Favorable oil-to-gas price ratios driven by the production of natural gas from shale will drive a renewed U.S. competitiveness that will boost exports, and fuel greater domestic investment, economic growth, and job creation within the business of chemistry, according to the Year End 2012 Situation and Outlook, published by the American Chemistry Council (ACC).
After three years recovering from the Great Recession, the global economy stumbled in 2012. The euro area entered a recession again, and a pronounced slowdown in China helped spread economic uncertainty around the world. In the United States, although GDP surpassed its pre-recession peak, growth is slow and a typical business cycle expansion has yet to emerge. Despite this, the business of American chemistry remains a bright spot.
Though rising uncertainty over the fiscal cliff, debt ceiling negotiations and tax reform have hindered business confidence, the most important domestic energy development in the last fifty years is poised to reshape American manufacturing. Access to vast, new supplies of natural gas from shale deposits creates a competitive advantage for U.S. petrochemical manufacturers. Ethane, a natural gas liquid derived from shale gas, is used as a feedstock by American chemical companies, giving them an advantage over foreign competitors that rely on a more expensive oil-based feedstock.
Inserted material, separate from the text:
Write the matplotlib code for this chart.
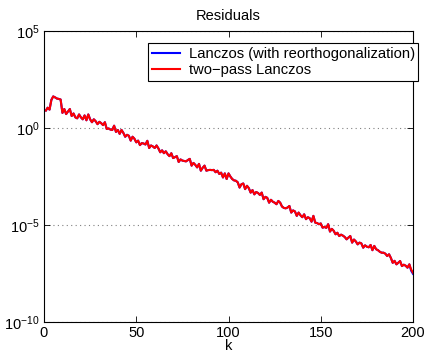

"Following a decade of high and volatile natural gas prices that destroyed industrial demand and lead to the closure of many gas-intensive manufacturers, shale gas offers a new era of American competitiveness that will lead to greater investment, industry growth, and employment," says Kevin Swift, ACC's chief economist and lead author of the report.
The business of chemistry is a $760 billion enterprise and one of America's most significant manufacturing industries, with more than ninety-six percent of all manufactured goods touched by products of chemistry.
For the business of chemistry in the United States, the softening of the manufacturing recovery has dampened domestic chemical demand and weakness in Europe and elsewhere has affected export sales. But exports remain a bright spot for the industry. "Aided by a favorable oil-to-gas ratio, chemical exports grew 1.8% to $191 billion dollars in 2012, helping to turn a trade deficit into a modest surplus," Swift says. "We'll see exports continue to grow 4.7% in 2013 and another 6.2% to $209 billion in 2014," he adds.
While overall shipments in the business of chemistry slipped 1.5% in 2012, they are expected to increase nearly 9% over the next two years, to $794 billion in 2013 and $833 billion in 2014.
According to Swift, it is not only the chemical industry that stands to benefit from increased access to natural gas from shale. Other natural gas and energy intensive manufacturing industries will also realize renewed competitiveness and increased output, potentially creating 662,000 direct and related jobs and generating $342 billion in economic expansion.
Within the business of chemistry, several end-use markets have already shown signs of growth. At nearly $3,650 of chemistry per vehicle, light vehicles represent an important market for the industry and production continues to improve. U.S. light vehicle sales are expected to rise in 2013 and 2014 as pent-up demand, improved employment and greater availability of credit foster demand. The slowly recovering U.S. housing market (more than $15,000 of chemistry per start) is also likely to spur demand.